BEGIN DATASET EXTRACT

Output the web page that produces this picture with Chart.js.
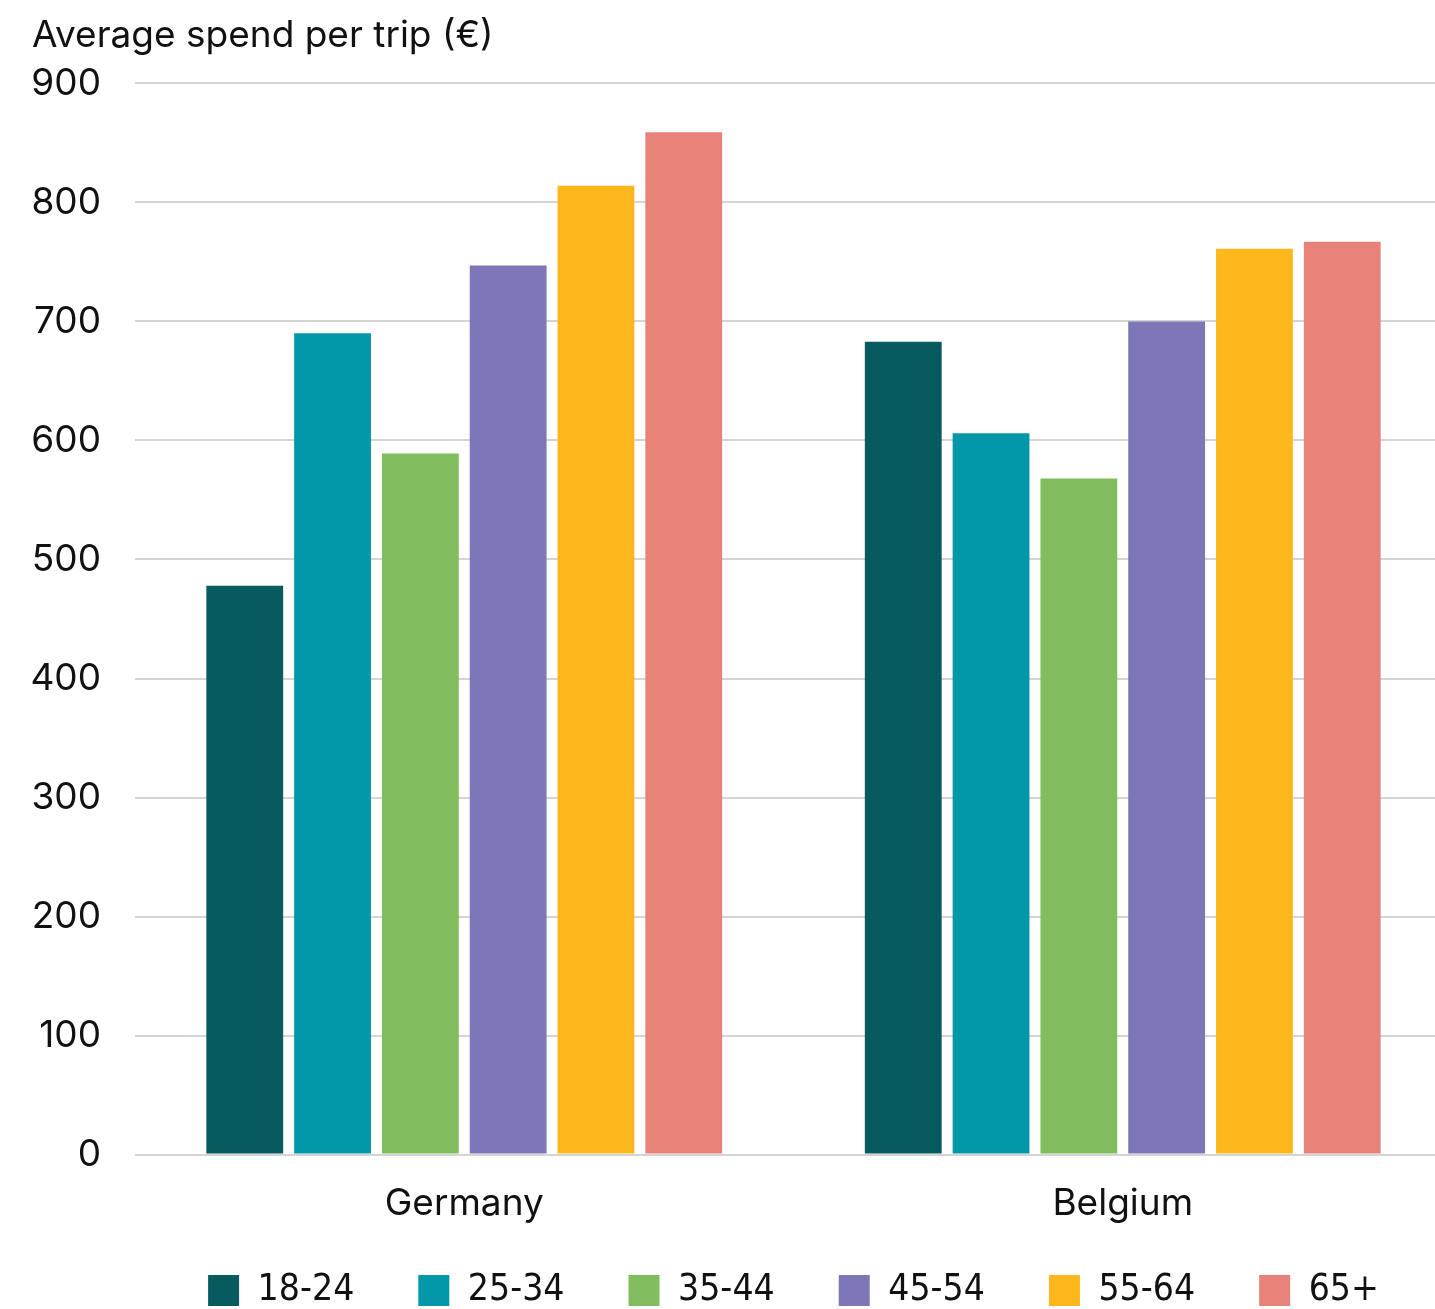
<!DOCTYPE html>
<html>
<head>
<meta charset="utf-8">
<script src="https://cdn.jsdelivr.net/npm/chart.js@4.4.1/dist/chart.umd.min.js"></script>
<style>
  html, body { margin: 0; padding: 0; background: #ffffff; overflow: hidden; }
  #wrap { position: relative; width: 1452px; height: 1364px; }
</style>
</head>
<body>
<div id="wrap"><canvas id="chart"></canvas></div>
<script>
// Average spend per trip by age group, per country
const countries = ['Germany', 'Belgium'];
const ageGroups = ['18-24', '25-34', '35-44', '45-54', '55-64', '65+'];
const spend18to24 = [478, 683];
const spend25to34 = [690, 606];
const spend35to44 = [589, 568];
const spend45to54 = [747, 700];
const spend55to64 = [814, 761];
const spend65plus = [859, 767];
const yTicks = [0, 100, 200, 300, 400, 500, 600, 700, 800, 900];

const seriesValues = [spend18to24, spend25to34, spend35to44, spend45to54, spend55to64, spend65plus];
const palette = ['#075b5e', '#0398a9', '#80bd5f', '#7d77b8', '#fdb71c', '#e88279'];

const datasets = ageGroups.map((label, i) => ({
  label: label,
  data: seriesValues[i],
  backgroundColor: palette[i],
  borderWidth: 0,
  barPercentage: 0.875,
  categoryPercentage: 0.8
}));

const sansFont = "Inter, 'Open Sans', sans-serif";

// Pull the legend row closer to the category labels
const legendLift = {
  id: 'legendLift',
  afterLayout(chart) {
    const lg = chart.legend;
    if (lg) { lg.top -= 45; lg.bottom -= 45; }
  }
};

new Chart(document.getElementById('chart'), {
  type: 'bar',
  data: { labels: countries, datasets: datasets },
  plugins: [legendLift],
  options: {
    responsive: true,
    maintainAspectRatio: false,
    animation: false,
    layout: { padding: { left: 32, right: 0, top: 0, bottom: 0 } },
    plugins: {
      title: {
        display: true,
        text: 'Average spend per trip (€)',
        align: 'start',
        color: '#111111',
        font: { family: sansFont, size: 37, weight: 'normal' },
        padding: { top: 14, bottom: 25 }
      },
      legend: {
        position: 'bottom',
        fullSize: false,
        labels: {
          boxWidth: 31,
          boxHeight: 31,
          padding: 64,
          color: '#111111',
          font: { family: "'Liberation Sans Narrow', 'DejaVu Sans Condensed', sans-serif", size: 37 }
        }
      },
      tooltip: { enabled: false }
    },
    scales: {
      x: {
        grid: { display: false, drawTicks: false },
        border: { display: false },
        ticks: {
          color: '#111111',
          padding: 27,
          font: { family: sansFont, size: 37 }
        }
      },
      y: {
        min: 0,
        max: 900,
        afterBuildTicks: (axis) => { axis.ticks = yTicks.map(v => ({ value: v })); },
        afterFit: (axis) => { axis.width = 103; },
        grid: { color: '#d4d4d4', lineWidth: 2, drawTicks: false },
        border: { display: false },
        ticks: {
          color: '#111111',
          padding: 34,
          font: { family: sansFont, size: 37 }
        }
      }
    }
  }
});
</script>
</body>
</html>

END DATASET EXTRACT

Strip out the pictures and quote the remaining data word for word.

→ **COMPLETE OUTPUT**:
Output the web page that produces this picture with Chart.js.
<!DOCTYPE html>
<html>
<head>
<meta charset="utf-8">
<script src="https://cdn.jsdelivr.net/npm/chart.js@4.4.1/dist/chart.umd.min.js"></script>
<style>
  html, body { margin: 0; padding: 0; background: #ffffff; overflow: hidden; }
  #wrap { position: relative; width: 1452px; height: 1364px; }
</style>
</head>
<body>
<div id="wrap"><canvas id="chart"></canvas></div>
<script>
// Average spend per trip by age group, per country
const countries = ['Germany', 'Belgium'];
const ageGroups = ['18-24', '25-34', '35-44', '45-54', '55-64', '65+'];
const spend18to24 = [478, 683];
const spend25to34 = [690, 606];
const spend35to44 = [589, 568];
const spend45to54 = [747, 700];
const spend55to64 = [814, 761];
const spend65plus = [859, 767];
const yTicks = [0, 100, 200, 300, 400, 500, 600, 700, 800, 900];

const seriesValues = [spend18to24, spend25to34, spend35to44, spend45to54, spend55to64, spend65plus];
const palette = ['#075b5e', '#0398a9', '#80bd5f', '#7d77b8', '#fdb71c', '#e88279'];

const datasets = ageGroups.map((label, i) => ({
  label: label,
  data: seriesValues[i],
  backgroundColor: palette[i],
  borderWidth: 0,
  barPercentage: 0.875,
  categoryPercentage: 0.8
}));

const sansFont = "Inter, 'Open Sans', sans-serif";

// Pull the legend row closer to the category labels
const legendLift = {
  id: 'legendLift',
  afterLayout(chart) {
    const lg = chart.legend;
    if (lg) { lg.top -= 45; lg.bottom -= 45; }
  }
};

new Chart(document.getElementById('chart'), {
  type: 'bar',
  data: { labels: countries, datasets: datasets },
  plugins: [legendLift],
  options: {
    responsive: true,
    maintainAspectRatio: false,
    animation: false,
    layout: { padding: { left: 32, right: 0, top: 0, bottom: 0 } },
    plugins: {
      title: {
        display: true,
        text: 'Average spend per trip (€)',
        align: 'start',
        color: '#111111',
        font: { family: sansFont, size: 37, weight: 'normal' },
        padding: { top: 14, bottom: 25 }
      },
      legend: {
        position: 'bottom',
        fullSize: false,
        labels: {
          boxWidth: 31,
          boxHeight: 31,
          padding: 64,
          color: '#111111',
          font: { family: "'Liberation Sans Narrow', 'DejaVu Sans Condensed', sans-serif", size: 37 }
        }
      },
      tooltip: { enabled: false }
    },
    scales: {
      x: {
        grid: { display: false, drawTicks: false },
        border: { display: false },
        ticks: {
          color: '#111111',
          padding: 27,
          font: { family: sansFont, size: 37 }
        }
      },
      y: {
        min: 0,
        max: 900,
        afterBuildTicks: (axis) => { axis.ticks = yTicks.map(v => ({ value: v })); },
        afterFit: (axis) => { axis.width = 103; },
        grid: { color: '#d4d4d4', lineWidth: 2, drawTicks: false },
        border: { display: false },
        ticks: {
          color: '#111111',
          padding: 34,
          font: { family: sansFont, size: 37 }
        }
      }
    }
  }
});
</script>
</body>
</html>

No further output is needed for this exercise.